* Problem to solve:
Starting with the first line of the data below, copy each line up to and including the one containing "minimum width=91pt, minimum". Pictures stay out.

━━ Information shown ━━

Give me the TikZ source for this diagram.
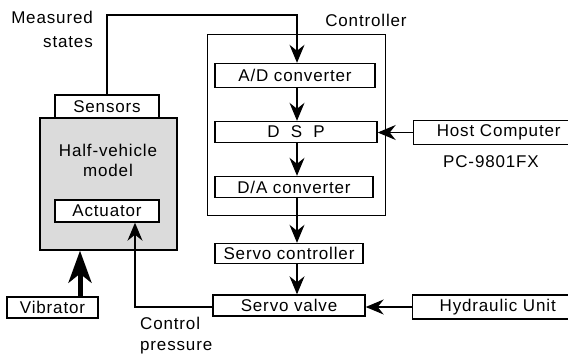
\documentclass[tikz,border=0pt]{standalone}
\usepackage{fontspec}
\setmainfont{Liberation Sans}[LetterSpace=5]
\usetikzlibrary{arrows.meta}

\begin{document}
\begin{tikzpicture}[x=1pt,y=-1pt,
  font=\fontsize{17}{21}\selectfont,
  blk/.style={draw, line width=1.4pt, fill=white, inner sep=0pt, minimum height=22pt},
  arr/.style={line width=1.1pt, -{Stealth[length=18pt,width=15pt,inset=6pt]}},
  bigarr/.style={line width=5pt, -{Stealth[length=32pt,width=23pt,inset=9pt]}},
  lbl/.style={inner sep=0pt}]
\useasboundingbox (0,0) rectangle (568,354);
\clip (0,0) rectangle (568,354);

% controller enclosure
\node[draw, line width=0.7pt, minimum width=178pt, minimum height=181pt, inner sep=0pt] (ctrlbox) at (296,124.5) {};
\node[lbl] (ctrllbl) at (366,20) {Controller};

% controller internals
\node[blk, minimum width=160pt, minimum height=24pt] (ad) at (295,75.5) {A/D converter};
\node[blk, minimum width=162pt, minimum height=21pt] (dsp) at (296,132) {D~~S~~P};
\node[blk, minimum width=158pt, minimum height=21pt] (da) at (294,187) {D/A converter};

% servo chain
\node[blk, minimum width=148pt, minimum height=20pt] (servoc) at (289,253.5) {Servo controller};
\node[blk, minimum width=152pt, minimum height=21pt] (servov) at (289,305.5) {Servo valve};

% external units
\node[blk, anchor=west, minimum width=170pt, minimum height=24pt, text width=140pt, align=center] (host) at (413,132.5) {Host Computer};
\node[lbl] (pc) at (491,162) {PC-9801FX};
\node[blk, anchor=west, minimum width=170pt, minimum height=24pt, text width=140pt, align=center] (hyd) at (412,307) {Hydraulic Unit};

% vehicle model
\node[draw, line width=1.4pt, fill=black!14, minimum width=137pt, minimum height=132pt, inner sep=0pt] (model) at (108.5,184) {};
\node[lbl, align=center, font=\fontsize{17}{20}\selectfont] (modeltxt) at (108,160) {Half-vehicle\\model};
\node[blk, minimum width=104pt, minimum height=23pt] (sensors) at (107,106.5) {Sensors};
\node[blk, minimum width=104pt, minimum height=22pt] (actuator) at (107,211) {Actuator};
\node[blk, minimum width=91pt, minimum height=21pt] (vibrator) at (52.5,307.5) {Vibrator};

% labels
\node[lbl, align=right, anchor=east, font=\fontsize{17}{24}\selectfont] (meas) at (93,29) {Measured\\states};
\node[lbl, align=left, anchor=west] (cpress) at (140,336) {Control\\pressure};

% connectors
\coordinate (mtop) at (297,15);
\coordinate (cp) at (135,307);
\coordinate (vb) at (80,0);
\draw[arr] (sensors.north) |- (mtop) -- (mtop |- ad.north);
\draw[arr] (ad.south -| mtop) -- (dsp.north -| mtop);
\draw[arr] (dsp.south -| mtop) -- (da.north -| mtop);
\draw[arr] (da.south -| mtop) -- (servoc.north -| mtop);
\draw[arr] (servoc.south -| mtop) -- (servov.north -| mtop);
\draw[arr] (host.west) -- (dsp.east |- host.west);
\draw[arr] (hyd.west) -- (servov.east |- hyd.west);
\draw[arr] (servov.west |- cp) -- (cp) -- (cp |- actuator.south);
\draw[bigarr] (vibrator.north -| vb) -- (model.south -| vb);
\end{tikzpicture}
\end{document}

━━━

* Correct answer:
Give me the TikZ source for this diagram.
\documentclass[tikz,border=0pt]{standalone}
\usepackage{fontspec}
\setmainfont{Liberation Sans}[LetterSpace=5]
\usetikzlibrary{arrows.meta}

\begin{document}
\begin{tikzpicture}[x=1pt,y=-1pt,
  font=\fontsize{17}{21}\selectfont,
  blk/.style={draw, line width=1.4pt, fill=white, inner sep=0pt, minimum height=22pt},
  arr/.style={line width=1.1pt, -{Stealth[length=18pt,width=15pt,inset=6pt]}},
  bigarr/.style={line width=5pt, -{Stealth[length=32pt,width=23pt,inset=9pt]}},
  lbl/.style={inner sep=0pt}]
\useasboundingbox (0,0) rectangle (568,354);
\clip (0,0) rectangle (568,354);

% controller enclosure
\node[draw, line width=0.7pt, minimum width=178pt, minimum height=181pt, inner sep=0pt] (ctrlbox) at (296,124.5) {};
\node[lbl] (ctrllbl) at (366,20) {Controller};

% controller internals
\node[blk, minimum width=160pt, minimum height=24pt] (ad) at (295,75.5) {A/D converter};
\node[blk, minimum width=162pt, minimum height=21pt] (dsp) at (296,132) {D~~S~~P};
\node[blk, minimum width=158pt, minimum height=21pt] (da) at (294,187) {D/A converter};

% servo chain
\node[blk, minimum width=148pt, minimum height=20pt] (servoc) at (289,253.5) {Servo controller};
\node[blk, minimum width=152pt, minimum height=21pt] (servov) at (289,305.5) {Servo valve};

% external units
\node[blk, anchor=west, minimum width=170pt, minimum height=24pt, text width=140pt, align=center] (host) at (413,132.5) {Host Computer};
\node[lbl] (pc) at (491,162) {PC-9801FX};
\node[blk, anchor=west, minimum width=170pt, minimum height=24pt, text width=140pt, align=center] (hyd) at (412,307) {Hydraulic Unit};

% vehicle model
\node[draw, line width=1.4pt, fill=black!14, minimum width=137pt, minimum height=132pt, inner sep=0pt] (model) at (108.5,184) {};
\node[lbl, align=center, font=\fontsize{17}{20}\selectfont] (modeltxt) at (108,160) {Half-vehicle\\model};
\node[blk, minimum width=104pt, minimum height=23pt] (sensors) at (107,106.5) {Sensors};
\node[blk, minimum width=104pt, minimum height=22pt] (actuator) at (107,211) {Actuator};
\node[blk, minimum width=91pt, minimum height=21pt] (vibrator) at (52.5,307.5) {Vibrator};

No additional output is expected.